# In laws- so sad



## friscothecat2013 (Dec 21, 2013)

Thank you in advance for reading this…I have a complicated in law relationship. I believe my mother in law has for years treated me weird. She has a pattern of contradicting me alone and in group situations. She generally never asks how I am and shows a general disinterest in me. I thought this is how she deals with many people so it has not bothered me too much over the 15 years that I have been with my husband. In the most recent years a lot of drama has unfolded with her other son, my brother in law, and it has highlighted the favoritism that exists in his direction. In addition, both bil and us have had kids at the same time.
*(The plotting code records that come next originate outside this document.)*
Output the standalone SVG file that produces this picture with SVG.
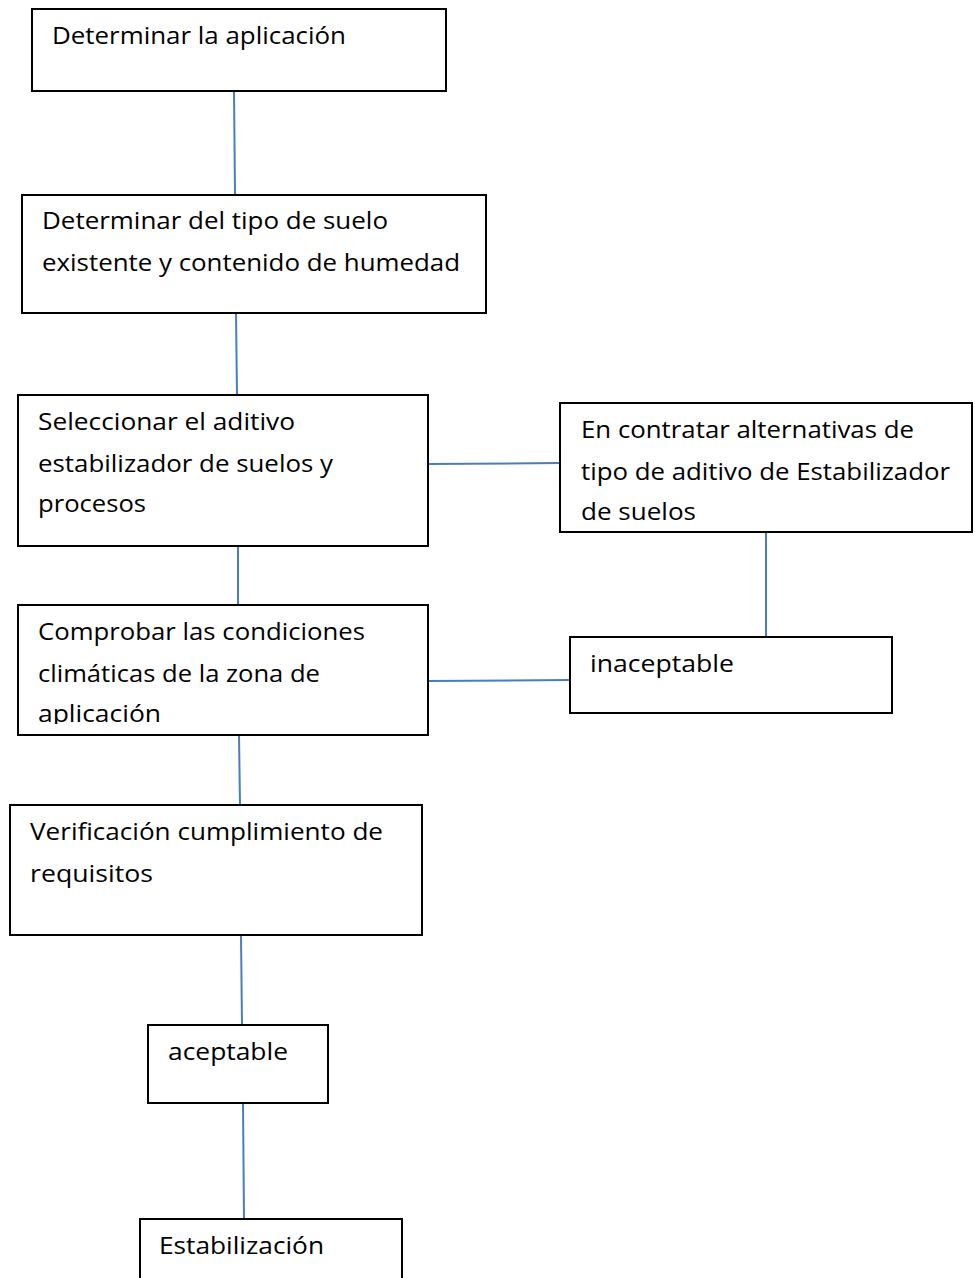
<svg xmlns="http://www.w3.org/2000/svg" width="975" height="1278" viewBox="0 0 975 1278">
<style>
.box{fill:#fff;stroke:#000;stroke-width:2}
.t{font-family:"Open Sans","Noto Sans","Liberation Sans",sans-serif;font-size:24px;fill:#000}
.c{stroke:#4a7ebb;stroke-width:2;fill:none}
</style>
<defs>
<clipPath id="clip4"><rect x="18" y="605" width="410" height="119"/></clipPath>
</defs>
<g id="connectors">
<line class="c" x1="234" y1="91" x2="235" y2="195"/>
<line class="c" x1="236" y1="313" x2="237" y2="395"/>
<line class="c" x1="238" y1="546" x2="238" y2="605"/>
<line class="c" x1="239" y1="735" x2="240" y2="805"/>
<line class="c" x1="241" y1="935" x2="242" y2="1025"/>
<line class="c" x1="243" y1="1103" x2="244" y2="1219"/>
<line class="c" x1="428" y1="464" x2="560" y2="463"/>
<line class="c" x1="766" y1="532" x2="766" y2="637"/>
<line class="c" x1="428" y1="681" x2="570" y2="680"/>
</g>
<g id="n1">
<rect class="box" x="32" y="9" width="414" height="82"/>
<text class="t" x="52" y="44" textLength="294" lengthAdjust="spacingAndGlyphs">Determinar la aplicación</text>
</g>
<g id="n2">
<rect class="box" x="22" y="195" width="464" height="118"/>
<text class="t" x="42" y="229" textLength="346" lengthAdjust="spacingAndGlyphs">Determinar del tipo de suelo</text>
<text class="t" x="42" y="271" textLength="418" lengthAdjust="spacingAndGlyphs">existente y contenido de humedad</text>
</g>
<g id="n3">
<rect class="box" x="18" y="395" width="410" height="151"/>
<text class="t" x="38" y="430" textLength="257" lengthAdjust="spacingAndGlyphs">Seleccionar el aditivo</text>
<text class="t" x="38" y="472" textLength="295" lengthAdjust="spacingAndGlyphs">estabilizador de suelos y</text>
<text class="t" x="38" y="512" textLength="108" lengthAdjust="spacingAndGlyphs">procesos</text>
</g>
<g id="n_alt">
<rect class="box" x="560" y="403" width="412" height="129"/>
<text class="t" x="581" y="438" textLength="333" lengthAdjust="spacingAndGlyphs">En contratar alternativas de</text>
<text class="t" x="581" y="480" textLength="369" lengthAdjust="spacingAndGlyphs">tipo de aditivo de Estabilizador</text>
<text class="t" x="581" y="520" textLength="115" lengthAdjust="spacingAndGlyphs">de suelos</text>
</g>
<g id="n4">
<rect class="box" x="18" y="605" width="410" height="130"/>
<g clip-path="url(#clip4)">
<text class="t" x="38" y="640" textLength="327" lengthAdjust="spacingAndGlyphs">Comprobar las condiciones</text>
<text class="t" x="38" y="682" textLength="282" lengthAdjust="spacingAndGlyphs">climáticas de la zona de</text>
<text class="t" x="38" y="722" textLength="123" lengthAdjust="spacingAndGlyphs">aplicación</text>
</g>
</g>
<g id="n_inac">
<rect class="box" x="570" y="637" width="322" height="76"/>
<text class="t" x="590" y="672" textLength="144" lengthAdjust="spacingAndGlyphs">inaceptable</text>
</g>
<g id="n5">
<rect class="box" x="10" y="805" width="412" height="130"/>
<text class="t" x="30" y="840" textLength="353" lengthAdjust="spacingAndGlyphs">Verificación cumplimiento de</text>
<text class="t" x="30" y="882" textLength="123" lengthAdjust="spacingAndGlyphs">requisitos</text>
</g>
<g id="n_acep">
<rect class="box" x="148" y="1025" width="180" height="78"/>
<text class="t" x="168" y="1060" textLength="120" lengthAdjust="spacingAndGlyphs">aceptable</text>
</g>
<g id="n6">
<rect class="box" x="140" y="1219" width="262" height="80"/>
<text class="t" x="159" y="1254" textLength="165" lengthAdjust="spacingAndGlyphs">Estabilización</text>
</g>
</svg>
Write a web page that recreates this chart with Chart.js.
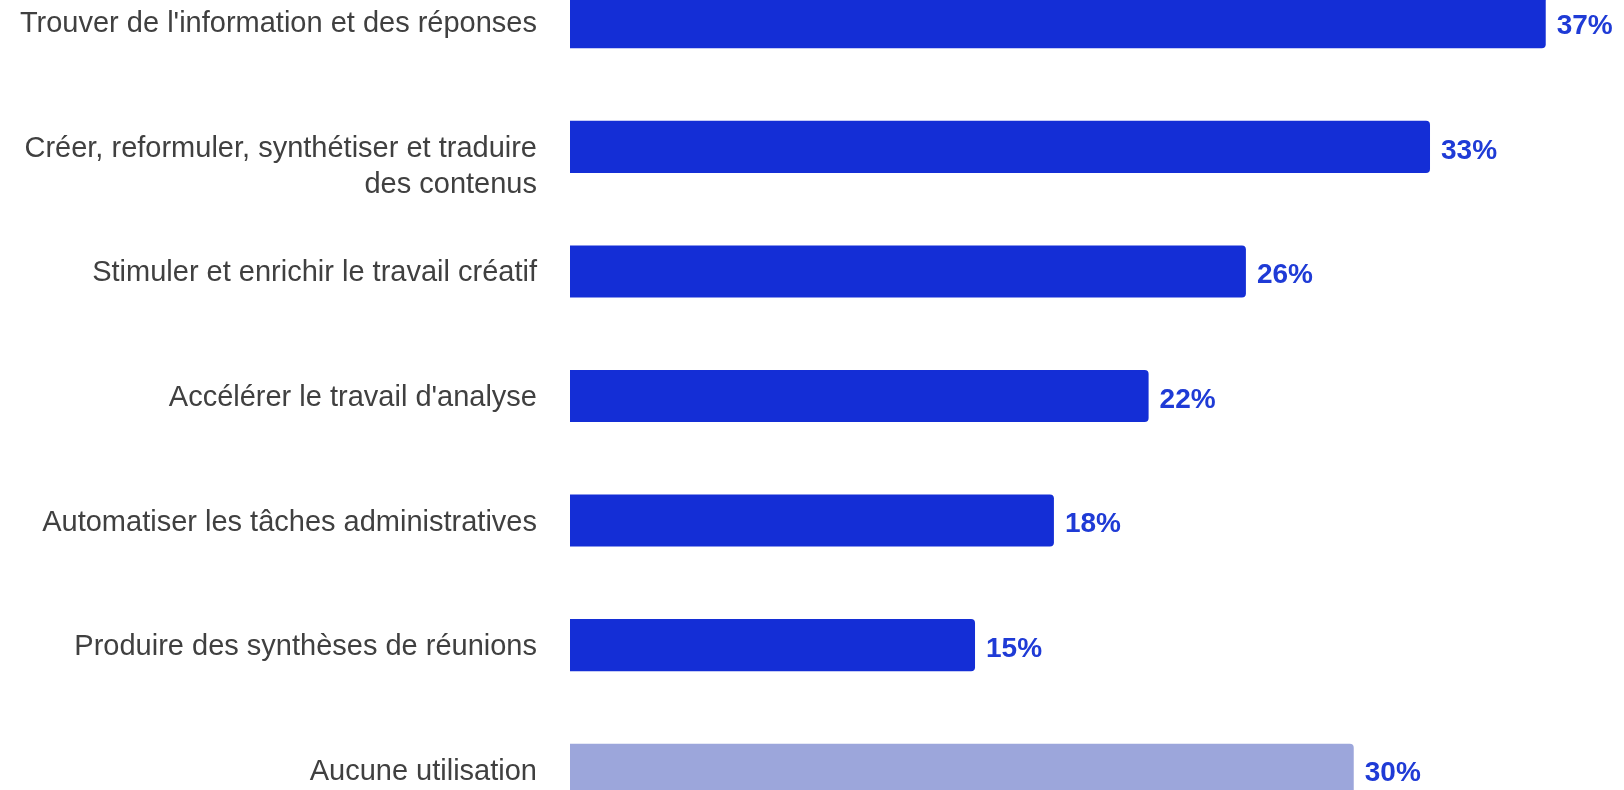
<!DOCTYPE html>
<html>
<head>
<meta charset="utf-8">
<script src="https://cdn.jsdelivr.net/npm/chart.js@4.4.1/dist/chart.umd.min.js"></script>
<style>
  html, body { margin: 0; padding: 0; background: #fff; overflow: hidden; width: 1624px; height: 790px; }
  #wrap { position: absolute; left: 0; top: -40px; width: 1624px; height: 872px; }
</style>
</head>
<body>
<div id="wrap"><canvas id="chart"></canvas></div>
<script>
const categories = [
  "Trouver de l'information et des réponses",
  ["Créer, reformuler, synthétiser et traduire", "des contenus"],
  "Stimuler et enrichir le travail créatif",
  "Accélérer le travail d'analyse",
  "Automatiser les tâches administratives",
  "Produire des synthèses de réunions",
  "Aucune utilisation"
];
const values = [37.1, 32.7, 25.7, 22.0, 18.4, 15.4, 29.8];
const barColors = ['#142ed6', '#142ed6', '#142ed6', '#142ed6', '#142ed6', '#142ed6', '#9ca6db'];

// category names on the left and percentage after each bar
const labelPlugin = {
  id: 'barLabels',
  afterDatasetsDraw(chart) {
    const ctx = chart.ctx;
    const yScale = chart.scales.y;
    const meta = chart.getDatasetMeta(0);
    const left = chart.chartArea.left;
    ctx.save();
    ctx.textBaseline = 'middle';

    ctx.font = '29px "Liberation Sans", Arial, sans-serif';
    ctx.fillStyle = '#404040';
    ctx.textAlign = 'right';
    categories.forEach(function (lab, i) {
      const lines = Array.isArray(lab) ? lab : [lab];
      const cy = yScale.getPixelForValue(i);
      lines.forEach(function (ln, j) {
        ctx.fillText(ln, left - 33, cy + 2 + j * 36.5);
      });
    });

    ctx.font = 'bold 28px "Liberation Sans", Arial, sans-serif';
    ctx.fillStyle = '#1f3bd6';
    ctx.textAlign = 'left';
    meta.data.forEach(function (bar, i) {
      ctx.fillText(Math.round(values[i]) + '%', bar.x + 11, bar.y + 4);
    });
    ctx.restore();
  }
};

new Chart(document.getElementById('chart'), {
  type: 'bar',
  data: {
    labels: categories,
    datasets: [{
      data: values,
      backgroundColor: barColors,
      borderRadius: 4,
      categoryPercentage: 1,
      barPercentage: 0.418
    }]
  },
  options: {
    indexAxis: 'y',
    responsive: true,
    maintainAspectRatio: false,
    animation: false,
    layout: { padding: { left: 570, right: 2, top: 0, bottom: 0 } },
    scales: {
      x: { display: false, min: 0, max: 40 },
      y: { display: false }
    },
    plugins: {
      legend: { display: false },
      tooltip: { enabled: false }
    }
  },
  plugins: [labelPlugin]
});
</script>
</body>
</html>
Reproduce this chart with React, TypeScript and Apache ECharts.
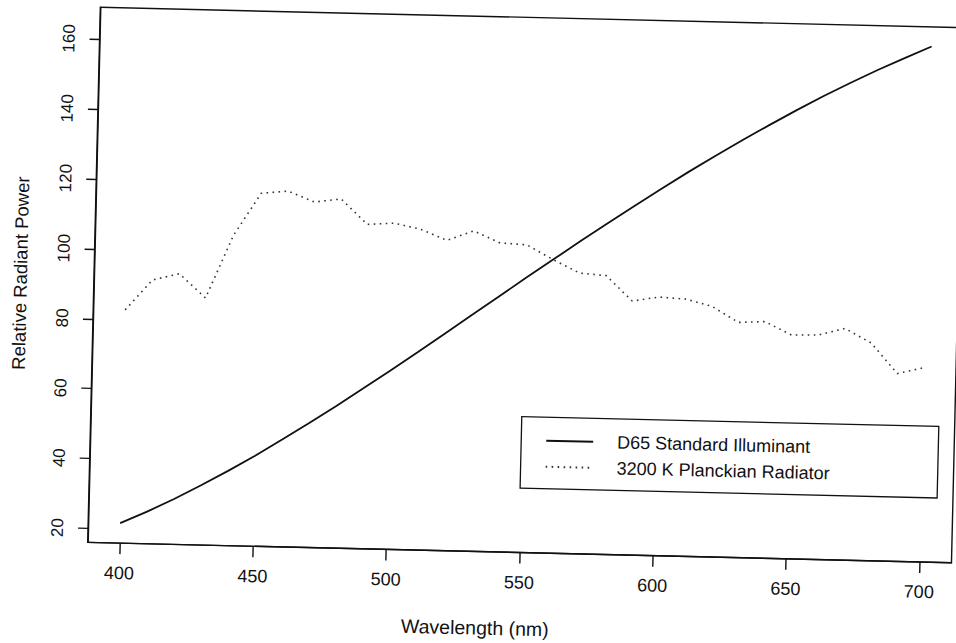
import React, { useEffect, useRef } from "react";
import * as echarts from "echarts";

// Solid curve, sampled every 10 nm
const solidWavelengths = [
  400, 410, 420, 430, 440, 450, 460, 470, 480, 490, 500, 510, 520, 530, 540, 550,
  560, 570, 580, 590, 600, 610, 620, 630, 640, 650, 660, 670, 680, 690, 700,
];
const d65Power = [
  21.7, 25.2, 29.0, 33.1, 37.4, 41.9, 46.7, 51.6, 56.7, 61.9, 67.2, 72.6, 78.1, 83.6, 89.1, 94.6,
  100.0, 105.4, 110.7, 115.9, 121.0, 126.0, 130.8, 135.5, 140.0, 144.4, 148.6, 152.6, 156.4, 160.0, 163.5,
];

// Dotted curve, sampled every 5 nm
const dottedWavelengths = [
  400, 405, 410, 415, 420, 425, 430, 435, 440, 445, 450, 455, 460, 465, 470, 475, 480, 485, 490, 495,
  500, 505, 510, 515, 520, 525, 530, 535, 540, 545, 550, 555, 560, 565, 570, 575, 580, 585, 590, 595,
  600, 605, 610, 615, 620, 625, 630, 635, 640, 645, 650, 655, 660, 665, 670, 675, 680, 685, 690, 695, 700,
];
const planckianPower = [
  82.75, 87.12, 91.49, 92.46, 93.43, 90.06, 86.68, 95.77, 104.86, 110.94,
  117.01, 117.41, 117.81, 116.34, 114.86, 115.39, 115.92, 112.37, 108.81, 109.08,
  109.35, 108.58, 107.8, 106.3, 104.79, 106.24, 107.69, 106.05, 104.41, 104.23,
  104.05, 102.02, 100.0, 98.17, 96.33, 96.06, 95.79, 92.24, 88.69, 89.35,
  90.01, 89.8, 89.6, 88.65, 87.7, 85.49, 83.29, 83.49, 83.7, 81.86,
  80.03, 80.12, 80.21, 81.25, 82.28, 80.28, 78.28, 74.0, 69.72, 70.67, 71.61,
];

const seriesNames = ["D65 Standard Illuminant", "3200 K Planckian Radiator"];
const xTicks = [400, 450, 500, 550, 600, 650, 700];
const yTicks = [20, 40, 60, 80, 100, 120, 140, 160];
const xTitle = "Wavelength (nm)";
const yTitle = "Relative Radiant Power";

const FONT = '"Liberation Sans", Arial, Helvetica, sans-serif';
const INK = "#111";

export default function App() {
  const ref = useRef<HTMLDivElement>(null);

  useEffect(() => {
    if (!ref.current) return;
    const chart = echarts.init(ref.current, null, { renderer: "svg" });

    const solidData = solidWavelengths.map((w, i) => [w, d65Power[i]]);
    const dottedData = dottedWavelengths.map((w, i) => [w, planckianPower[i]]);

    chart.setOption({
      animation: false,
      backgroundColor: "#fff",
      grid: {
        left: 115,
        top: 44.3,
        right: 21,
        bottom: 120.5,
        show: true,
        borderColor: INK,
        borderWidth: 1.4,
        backgroundColor: "transparent",
      },
      xAxis: {
        type: "value",
        min: 388,
        max: 712,
        name: xTitle,
        nameLocation: "middle",
        nameGap: 66,
        nameTextStyle: {
          fontFamily: FONT,
          fontSize: 19.5,
          color: INK,
          padding: [0, 86, 0, 0],
        },
        axisLine: { show: true, lineStyle: { color: INK, width: 1.4 } },
        axisTick: {
          show: true,
          length: 11,
          customValues: xTicks,
          lineStyle: { color: INK, width: 1.4 },
        },
        axisLabel: {
          customValues: xTicks,
          margin: 21,
          fontFamily: FONT,
          fontSize: 18,
          color: INK,
        },
        splitLine: { show: false },
      },
      yAxis: {
        type: "value",
        min: 16.0,
        max: 169.1,
        name: yTitle,
        nameLocation: "middle",
        nameGap: 64,
        nameRotate: 90,
        nameTextStyle: { fontFamily: FONT, fontSize: 18.5, color: INK },
        axisLine: { show: true, lineStyle: { color: INK, width: 1.4 } },
        axisTick: {
          show: true,
          length: 10,
          customValues: yTicks,
          lineStyle: { color: INK, width: 1.4 },
        },
        axisLabel: {
          customValues: yTicks,
          rotate: 90,
          margin: 22,
          fontFamily: FONT,
          fontSize: 17,
          color: INK,
        },
        splitLine: { show: false },
      },
      legend: {
        orient: "vertical",
        left: 546,
        top: 443.6,
        padding: [14.5, 108, 13, 24],
        itemGap: 8,
        itemWidth: 47,
        itemHeight: 18,
        borderColor: INK,
        borderWidth: 1.3,
        backgroundColor: "#fff",
        itemStyle: { opacity: 0 },
        textStyle: {
          fontFamily: FONT,
          fontSize: 18,
          lineHeight: 18,
          color: INK,
          padding: [0, 0, 0, 19],
        },
        data: seriesNames,
      },
      series: [
        {
          name: seriesNames[0],
          type: "line",
          data: solidData,
          symbol: "none",
          smooth: false,
          lineStyle: { color: INK, width: 1.8, type: "solid" },
          itemStyle: { color: INK },
          z: 3,
        },
        {
          name: seriesNames[1],
          type: "line",
          data: dottedData,
          symbol: "none",
          smooth: false,
          lineStyle: { color: "#333", width: 1.6, type: [1.6, 4.4] },
          itemStyle: { color: "#333" },
          z: 2,
        },
      ],
    });

    return () => chart.dispose();
  }, []);

  return (
    <div
      style={{
        position: "fixed",
        left: 0,
        top: 0,
        width: 956,
        height: 643,
        overflow: "hidden",
        background: "#fff",
      }}
    >
      <div
        ref={ref}
        style={{
          position: "absolute",
          left: -22,
          top: -28,
          width: 1000,
          height: 700,
          transform: "rotate(1.35deg)",
          transformOrigin: "50% 50%",
        }}
      />
    </div>
  );
}
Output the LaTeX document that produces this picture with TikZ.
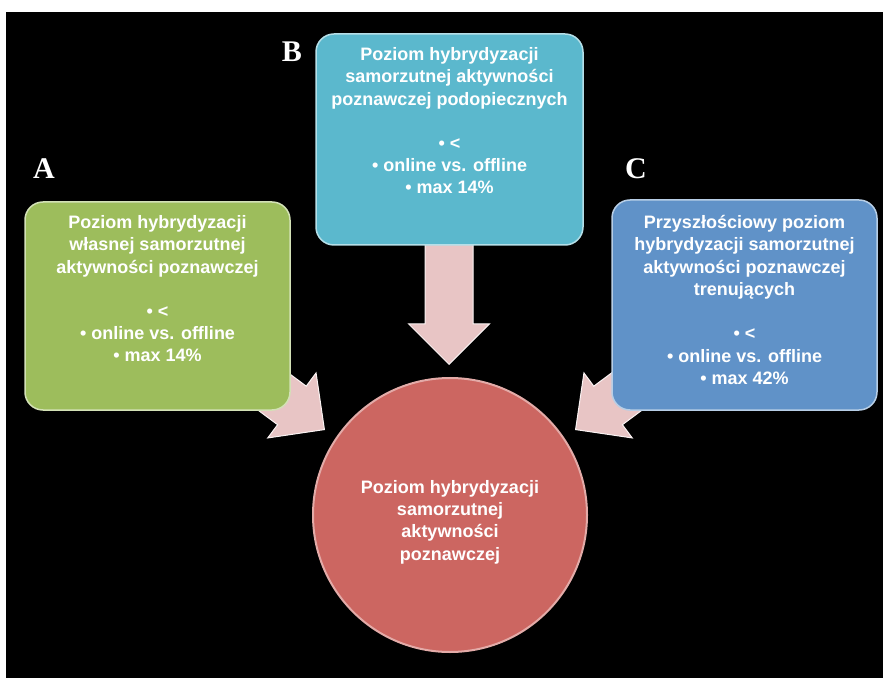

Mother in law favors the other kids to a great extent. It is awful since my kids love her so much. About a month ago she had been watching our kids and had committed to watch all three of them while I had to go to class. Well she changed her commitment to us, again, to accommodate the other kids, who were sick and should have stayed at their own home. I had a midterm and a presentation that day, I was nervous and stressed out and desperately in need of my children being cared for while I went to school. –trying to give the readers digest version-so I told her how much it hurt me that she was willing to set us aside for the other kids when I really needed the help. Whether she agreed with how we were hurt the fact that we, my husband and I , were hurt should concern her. During that discussion she even said, out of nowhere, that if I withhold the grand kids from here she will walk away and move on with her life. Just Mean. Instead, after that conversation, she tells my husband that our children are no longer welcome to spend the night at their house, all the other grands are still welcome, and then their grandfather (fil) does not come to our 2 year old’s birthday celebration and mother in law spends less than 10.00 on our 2 yr old…not kidding she spends $180.00 per month on BIL’s daughter per month for dance lessons…I am at a loss of where to go from here. We all used to have cordial relationship but when push came to shove I think true colors were revealed. I can't sleep and my husband pretends there is nothing wrong. Assuming we continue to have relationship…any insights would be great and thank you in advance.


----------



## jld (Dec 1, 2013)

Why do you accept to be treated like this?


----------



## Omego (Apr 17, 2013)

I am sorry to hear things like this. 

You are going to have to cut off contact with her for the sake of your children. It will be sad for them, but they need to understand the facts.

It seems as though your MIL is unstable because such cruelty towards her own grandchildren is not normal. Even if she does not like you, the children should not be her means of venting.

Cut off contact completely. Once she no longer has a victim to aggress, she will most likely change her tune. And if she does not, too bad for her.


----------



## ankh (Oct 14, 2012)

Time to get tough with characters like this!!


----------



## turnera (Jan 22, 2010)

Just ignore her. She's the one losing out. Well, she and her husband, but that's HIS problem, if he can't stand up to her.

I cut my dad and his wife off after a bad situation, and, frankly, my DD23 doesn't even remember him OR care that he wasn't around.


----------



## AliceA (Jul 29, 2010)

I think her treatment of you and your children is less about you and probably more about favoritism towards her other child. Your husband may not talk about it because he is used to being treated like he means less to her and subsequently you and his children will be treated as less. I just say this because this is the way it is in my husbands family. If/when his sister has kids, we are fully prepared for her to forget our children exist.

Just wanted to add that you'll never be able to change how they feel, but you should protect your children from it. Sometimes no contact is better than being treated like you've done something wrong by existing.
_Posted via Mobile Device_


----------